Twitter is good for frequent practice because of the brevity but I try to read the newspaper, which is far and away the most difficult Vietnamese for me. I was translating web page from VietnamWorks but words for recruitment and salary negotiation aren't all that useful when I'm still lacking a lot of more basic ones.
A bunch of us meet a few nights a week at Trung Nguyên at Big C around 6PM, anyone interested in joining? Answer here or if you'd prefer private, at caothien9@yahoo.com.vn.
@Wild_1
Had a look at Pacific class schedule and it seems balanced between English and Vietnamese.
May be you know how it compares to IPS (International Primary School) and AHS (Asian High School) in HCMC?
I was not able to grasp the Vietnamese language and so the communication with my son is very basic, all the remaining family with the obvious exception of my wife speaks only Vietnamese.
It's fine to me if the school is westerners biased.
Relocating to Can Tho, two quick questions:
1- best district for a child (i.e, parks, safety, low traffic and so on)
2- average cost of renting an unfurnished house of around 150 s.m. (Vietnamese prices as my wife is Vietnamese)
Seamad,
I am not too familiar with the 2 HCMC schools that you mentioned. But, south Vietnam is my kind of place and, within it, Can Tho is my type of area. Subsequently, Pacific would be THE school for my kid.
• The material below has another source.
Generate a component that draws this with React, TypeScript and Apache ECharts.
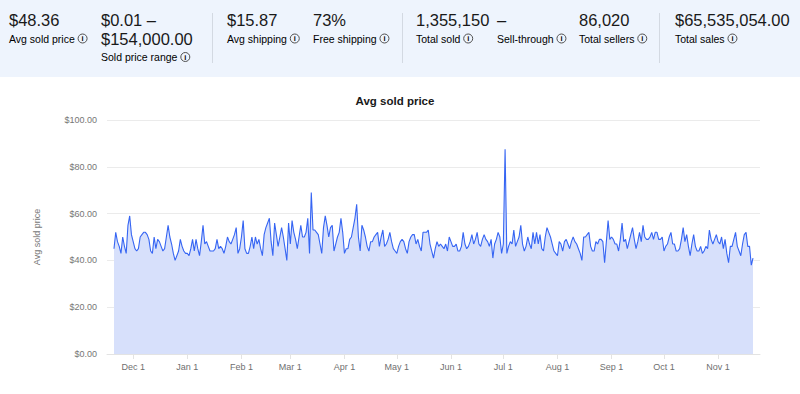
import React, { useEffect, useRef } from "react";
import * as echarts from "echarts";

// ---------- DATA ----------
const startDate = "2022-11-20"; // first daily point
const avgSoldPrice: number[] = [
  45, 52, 48, 46, 43, 50, 46, 43, 55, 59,
  51, 48, 45, 44, 45, 50, 51, 52, 52, 51,
  49, 44, 43, 50, 45, 49, 48, 46, 44, 45,
  50, 55, 50, 47, 43, 40, 42, 44, 49, 46,
  44, 43, 43, 42, 45, 49, 44, 49, 45, 42,
  48, 55, 47, 48, 46, 44, 44, 44, 45, 49,
  45, 46, 45, 43, 46, 50, 48, 47, 49, 51,
  54, 43, 45, 50, 57, 45, 43, 43, 46, 50,
  45, 50, 47, 49, 45, 42, 51, 54, 56, 58,
  48, 42, 56, 51, 46, 50, 54, 50, 45, 40,
  56, 47, 57, 52, 49, 45, 50, 55, 50, 50,
  52, 58, 43, 69, 53, 53, 52, 51, 47, 43,
  54, 59, 55, 50, 54, 55, 44, 47, 50, 52,
  58, 52, 43, 45, 45, 49, 50, 54, 58, 64,
  50, 44, 55, 53, 50, 46, 44, 48, 48, 50,
  51, 52, 46, 50, 53, 46, 47, 49, 52, 48,
  45, 44, 43, 46, 48, 49, 48, 45, 43, 48,
  50, 51, 51, 47, 49, 46, 44, 52, 52, 52,
  53, 47, 44, 41, 45, 48, 46, 47, 46, 45,
  47, 44, 50, 48, 46, 46, 47, 44, 44, 46,
  52, 47, 45, 46, 48, 51, 47, 49, 52, 47,
  46, 49, 51, 49, 48, 46, 49, 41, 47, 49,
  52, 50, 43, 47, 87.5, 43, 46, 48, 47, 53,
  46, 48, 50, 55, 47, 44, 46, 50, 47, 45,
  52, 47, 52, 47, 51, 45, 44, 50, 54, 52,
  50, 47, 44, 43, 42, 48, 47, 44, 48, 49,
  47, 45, 48, 50, 48, 47, 45, 43, 40, 50,
  50, 51, 52, 46, 44, 44, 48, 47, 49, 49,
  48, 39, 48, 57, 49, 50, 49, 47, 47, 44,
  49, 56, 48, 49, 45, 48, 51, 54, 49, 45,
  48, 52, 48, 55, 50, 49, 49, 50, 52, 49,
  52, 52, 49, 49, 50, 44, 46, 47, 50, 52,
  47, 47, 44, 44, 45, 49, 54, 48, 51, 46,
  42, 47, 51, 46, 44, 44, 46, 43, 44, 46,
  45, 53, 49, 47, 49, 51, 48, 47, 50, 45,
  49, 43, 39, 46, 46, 49, 52, 46, 44, 42,
  47, 51, 52, 46, 46, 38, 41,
];

const monthTickDates = [
  "2022-12-01", "2023-01-01", "2023-02-01", "2023-03-01", "2023-04-01", "2023-05-01",
  "2023-06-01", "2023-07-01", "2023-08-01", "2023-09-01", "2023-10-01", "2023-11-01",
];
const monthTickLabels = [
  "Dec 1", "Jan 1", "Feb 1", "Mar 1", "Apr 1", "May 1",
  "Jun 1", "Jul 1", "Aug 1", "Sep 1", "Oct 1", "Nov 1",
];
const yTicks = [0, 20, 40, 60, 80, 100];

const chartTitle = "Avg sold price";
const yAxisName = "Avg sold price";

const statValues = ["$48.36", "$0.01 –\n$154,000.00", "$15.87", "73%", "1,355,150", "–", "86,020", "$65,535,054.00"];
const statLabels = ["Avg sold price", "Sold price range", "Avg shipping", "Free shipping", "Total sold", "Sell-through", "Total sellers", "Total sales"];

// ---------- LAYOUT / STYLE ----------
const FONT = "'Liberation Sans', Arial, sans-serif";
const statX = [9, 101, 227, 313, 416, 497, 579, 675];
const dividerX = [212, 402, 659];
const DAY = 86400000;

function ts(d: string) {
  const [y, m, dd] = d.split("-").map(Number);
  return Date.UTC(y, m - 1, dd);
}

export default function App() {
  const ref = useRef<HTMLDivElement>(null);

  useEffect(() => {
    if (!ref.current) return;
    const chart = echarts.init(ref.current, undefined, { renderer: "svg" });

    const t0 = ts(startDate);
    const seriesData = avgSoldPrice.map((v, i) => [t0 + i * DAY, v]);
    const tEnd = t0 + (avgSoldPrice.length - 1) * DAY;
    const tickTs = monthTickDates.map(ts);
    const labelFor = (v: number) => {
      const idx = tickTs.findIndex((t) => Math.abs(t - v) < DAY / 2);
      return idx >= 0 ? monthTickLabels[idx] : "";
    };

    const graphics: any[] = [
      { type: "rect", silent: true, z: 0, shape: { x: 0, y: 0, width: 800, height: 77 }, style: { fill: "#eef4fd" } },
      ...dividerX.map((x) => ({
        type: "line", silent: true, z: 1,
        shape: { x1: x + 0.5, y1: 13, x2: x + 0.5, y2: 63 },
        style: { stroke: "#d3d9e2", lineWidth: 1 },
      })),
      {
        type: "text", z: 2, x: 395, y: 101,
        style: { text: chartTitle, fill: "#191919", font: `bold 11.5px ${FONT}`, textAlign: "center", textVerticalAlign: "middle" },
      },
    ];

    const richIcon = {
      t: { fontSize: 10.5, fontFamily: FONT, color: "#505050" },
      i: {
        width: 9, height: 9, borderRadius: 5, borderColor: "#505050", borderWidth: 1,
        align: "center", fontSize: 7.5, fontWeight: "bold", fontFamily: FONT, color: "#505050", lineHeight: 9,
      },
    };

    statValues.forEach((val, k) => {
      const lines = val.split("\n");
      lines.forEach((ln, j) => {
        graphics.push({
          type: "text", z: 2, x: statX[k], y: 20 + j * 19,
          style: { text: ln, fill: "#191919", font: `16.5px ${FONT}`, textAlign: "left", textVerticalAlign: "middle" },
        });
      });
      const labelY = lines.length > 1 ? 57 : 38.5;
      graphics.push({
        type: "text", z: 2, x: statX[k], y: labelY,
        style: {
          text: `{t|${statLabels[k]}} {i|i}`,
          rich: richIcon,
          textAlign: "left", textVerticalAlign: "middle",
        },
      });
    });

    chart.setOption({
      animation: false,
      backgroundColor: "#ffffff",
      textStyle: { fontFamily: FONT },
      grid: { left: 107, right: 40, top: 120, bottom: 40, containLabel: false },
      xAxis: {
        type: "value",
        min: t0 - 4 * DAY,
        max: tEnd + 4 * DAY,
        axisLine: { show: true, lineStyle: { color: "#e3e3e3", width: 1 } },
        axisTick: { show: true, customValues: tickTs, length: 5, lineStyle: { color: "#e3e3e3" } },
        axisLabel: { customValues: tickTs, formatter: (v: number) => labelFor(v), color: "#6f6f6f", fontSize: 9, margin: 8 },
        splitLine: { show: false },
      },
      yAxis: {
        type: "value",
        min: yTicks[0],
        max: yTicks[yTicks.length - 1],
        interval: yTicks[1] - yTicks[0],
        name: yAxisName,
        nameLocation: "middle",
        nameRotate: 90,
        nameGap: 66,
        nameTextStyle: { color: "#767676", fontSize: 9 },
        axisLine: { show: false },
        axisTick: { show: false },
        axisLabel: { formatter: (v: number) => "$" + v.toFixed(2), color: "#767676", fontSize: 9, margin: 10 },
        splitLine: { show: true, lineStyle: { color: "#ebebeb", width: 1 } },
      },
      series: [
        {
          type: "line",
          data: seriesData,
          showSymbol: false,
          symbol: "none",
          lineStyle: { color: "#3665f3", width: 1.1 },
          itemStyle: { color: "#3665f3" },
          areaStyle: { color: "#d7e0fb", opacity: 1 },
        },
      ],
      graphic: graphics,
    });

    return () => chart.dispose();
  }, []);

  return (
    <div
      ref={ref}
      style={{ position: "fixed", left: 0, top: 0, width: 800, height: 394, background: "#fff" }}
    />
  );
}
1) Ninh Kieu is the best place to live in Can Tho. It is the equivalent of District 1, save the traffic and pollution. Cai Rang (south Can Tho) is moving up, but it is still a few years behind.
2) It will depend largely on your ability to negotiate. But for that size, you can expect to pay from 6 to 10 million Dongs/month, in Ninh Kieu District. Elsewhere, you will be looking at 1/2 to 3/4 of that.